A salon offers hairstyling, manicure and pedicure services, and men's grooming, as well as waxing. It's tucked away within the spa confines, so you don't see it on your way to spa reception.
Passes to the Sanctum Spa Terrace, with its thalassotherapy pool and quiet sun deck, are complimentary for suite passengers but can also be purchased by others. Book cruiselong individual or couple's passes. A one-day pass is $30.
The fitness center is a good size for the ship's passenger count. Elliptical trainers, treadmills and stationary bikes all have high-tech displays with TV capabilities and face floor-to-ceiling windows if you'd rather take in the view while you sweat. Behind them, a selection of free weights and a few weight machines and benches are available for pumping iron. An aerobics area is kitted out with spinning bikes and yoga mats.
Fitness classes -- including yoga, Pilates, spinning (Tour de Cycle) and stretching -- are all free of charge. The classes are short (30 minutes) and nothing special, especially if you've gone to dedicated studios at home. Personal training and a four-session body sculpting boot camp are available for additional fees. Be aware that the fitness instructor will push footprint analysis sessions, which are complimentary but aimed at selling you insoles.
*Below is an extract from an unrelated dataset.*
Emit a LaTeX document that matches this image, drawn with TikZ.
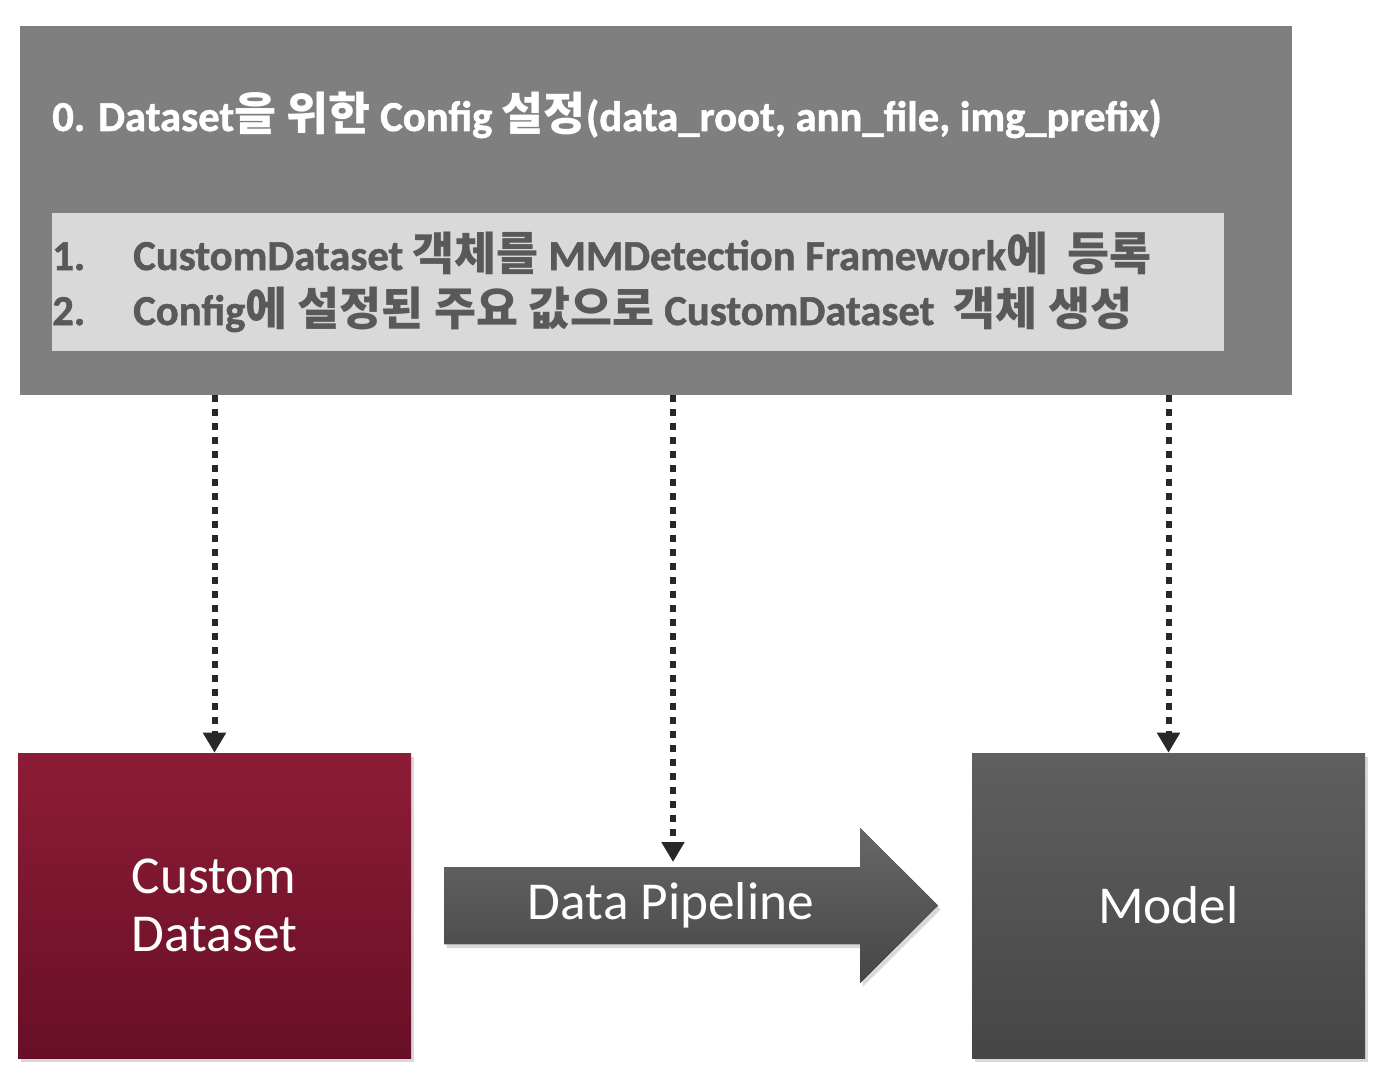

The best-kept secrets on the ship are the spa locker rooms. Use of the steam rooms is free (just swap your cruise card for a locker key), and so are the spa showers, each with multiple jets for a massaging wash. When you're tired of fighting with the curtain or banging your elbows in the tiny cabin showers, head on up to the spa for a more enjoyable cleansing.
The anteroom between spa reception and the locker rooms also serves up fruit-infused waters for free, which are quite refreshing whether you've been to the spa, worked out or have simply been lounging in the sun.
Azamara Quest has no children's areas or programming, though kids are allowed onboard. Infants must be at least 6 months old to sail (or 12 months on all transoceanic voyages).
That said, you can generally find some families on shorter (less than two weeks) cruises during school breaks. (Our nine-day summer cruise had 31 kids onboard.) If you plan on bringing your brood onboard, make sure they're capable of finding their own fun while on the ship. The ship will host one or two get-togethers, like a pizza party, so that youngsters and their families can meet each other.
However, when there are 30 or so children onboard during summer or holidays, Azamara Quest will "borrow" a youth counselor from its parent company Royal Caribbean International for the duration of the cruise. This is mainly to keep kids entertained and out of the way so they don't ruin the adults-only vibe the line promises its other passengers.